*DATA EXTRACT*.
===============
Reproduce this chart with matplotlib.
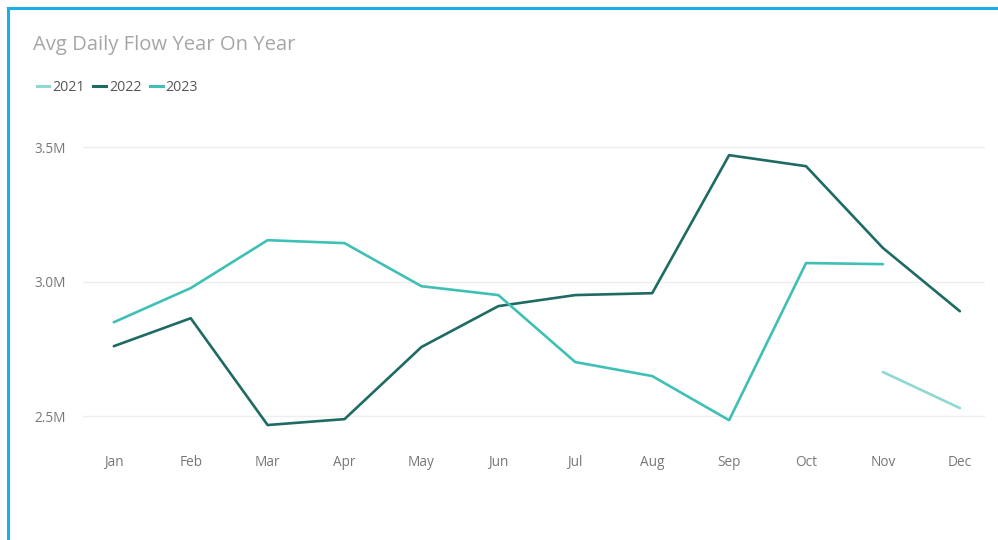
import numpy as np
import matplotlib
matplotlib.use('Agg')
import matplotlib.pyplot as plt
from matplotlib.lines import Line2D

months = ['Jan', 'Feb', 'Mar', 'Apr', 'May', 'Jun', 'Jul', 'Aug', 'Sep', 'Oct', 'Nov', 'Dec']

# values in millions (nan = no data)
flow_2021 = [np.nan] * 10 + [2.664, 2.530]
flow_2022 = [2.760, 2.864, 2.467, 2.489, 2.757, 2.909, 2.950, 2.957, 3.470, 3.429, 3.125, 2.890]
flow_2023 = [2.849, 2.976, 3.154, 3.143, 2.983, 2.950, 2.701, 2.649, 2.485, 3.069, 3.065, np.nan]

years = ['2021', '2022', '2023']
colors = ['#8fd9d2', '#1e6b63', '#3fc0b4']

plt.rcParams['font.family'] = ['Open Sans', 'DejaVu Sans']

fig = plt.figure(figsize=(9.98, 5.4), dpi=100)
ax = fig.add_axes([0.0832, 0.185, 0.904, 0.574])

x = np.arange(len(months))
for vals, c in zip([flow_2021, flow_2022, flow_2023], colors):
    ax.plot(x, vals, color=c, lw=1.9, solid_capstyle='round', solid_joinstyle='round')

ax.set_xlim(-0.40, 11.33)
ax.set_ylim(2.411, 3.563)
ax.set_yticks([2.5, 3.0, 3.5])
ax.set_yticklabels(['2.5M', '3.0M', '3.5M'])
ax.set_xticks(x)
ax.set_xticklabels(months)
ax.tick_params(length=0, labelsize=9.8, labelcolor='#777777')
ax.tick_params(axis='x', pad=11)
ax.tick_params(axis='y', pad=12)
ax.grid(axis='y', color='#eeeeee', lw=1)
ax.set_axisbelow(True)
for s in ax.spines.values():
    s.set_visible(False)

fig.text(0.033, 0.917, 'Avg Daily Flow Year On Year', fontsize=14.6, color='#a6a6a6', va='center')

handles = [Line2D([], [], color=c, lw=2.2) for c in colors]
fig.legend(handles, years, loc='center left', bbox_to_anchor=(0.024, 0.838), ncol=3, frameon=False,
           fontsize=10.2, handlelength=0.9, handletextpad=0.2, columnspacing=0.6, labelcolor='#555555')

# blue frame on the top and left edges
fig.add_artist(Line2D([0.0085, 0.0085], [0, 0.985], color='#1aaee6', lw=2.2, transform=fig.transFigure))
fig.add_artist(Line2D([0.0085, 1.0], [0.985, 0.985], color='#1aaee6', lw=2.2, transform=fig.transFigure))

fig.savefig('out.png', dpi=100)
===============
*WHAT THE EXERCISE ASKS*. Your copy of the data should match it exactly, except that pictures are left out.

*OUTPUT OF THE TASK*.
Reproduce this chart with matplotlib.
import numpy as np
import matplotlib
matplotlib.use('Agg')
import matplotlib.pyplot as plt
from matplotlib.lines import Line2D

months = ['Jan', 'Feb', 'Mar', 'Apr', 'May', 'Jun', 'Jul', 'Aug', 'Sep', 'Oct', 'Nov', 'Dec']

# values in millions (nan = no data)
flow_2021 = [np.nan] * 10 + [2.664, 2.530]
flow_2022 = [2.760, 2.864, 2.467, 2.489, 2.757, 2.909, 2.950, 2.957, 3.470, 3.429, 3.125, 2.890]
flow_2023 = [2.849, 2.976, 3.154, 3.143, 2.983, 2.950, 2.701, 2.649, 2.485, 3.069, 3.065, np.nan]

years = ['2021', '2022', '2023']
colors = ['#8fd9d2', '#1e6b63', '#3fc0b4']

plt.rcParams['font.family'] = ['Open Sans', 'DejaVu Sans']

fig = plt.figure(figsize=(9.98, 5.4), dpi=100)
ax = fig.add_axes([0.0832, 0.185, 0.904, 0.574])

x = np.arange(len(months))
for vals, c in zip([flow_2021, flow_2022, flow_2023], colors):
    ax.plot(x, vals, color=c, lw=1.9, solid_capstyle='round', solid_joinstyle='round')

ax.set_xlim(-0.40, 11.33)
ax.set_ylim(2.411, 3.563)
ax.set_yticks([2.5, 3.0, 3.5])
ax.set_yticklabels(['2.5M', '3.0M', '3.5M'])
ax.set_xticks(x)
ax.set_xticklabels(months)
ax.tick_params(length=0, labelsize=9.8, labelcolor='#777777')
ax.tick_params(axis='x', pad=11)
ax.tick_params(axis='y', pad=12)
ax.grid(axis='y', color='#eeeeee', lw=1)
ax.set_axisbelow(True)
for s in ax.spines.values():
    s.set_visible(False)

fig.text(0.033, 0.917, 'Avg Daily Flow Year On Year', fontsize=14.6, color='#a6a6a6', va='center')

handles = [Line2D([], [], color=c, lw=2.2) for c in colors]
fig.legend(handles, years, loc='center left', bbox_to_anchor=(0.024, 0.838), ncol=3, frameon=False,
           fontsize=10.2, handlelength=0.9, handletextpad=0.2, columnspacing=0.6, labelcolor='#555555')

# blue frame on the top and left edges
fig.add_artist(Line2D([0.0085, 0.0085], [0, 0.985], color='#1aaee6', lw=2.2, transform=fig.transFigure))
fig.add_artist(Line2D([0.0085, 1.0], [0.985, 0.985], color='#1aaee6', lw=2.2, transform=fig.transFigure))

fig.savefig('out.png', dpi=100)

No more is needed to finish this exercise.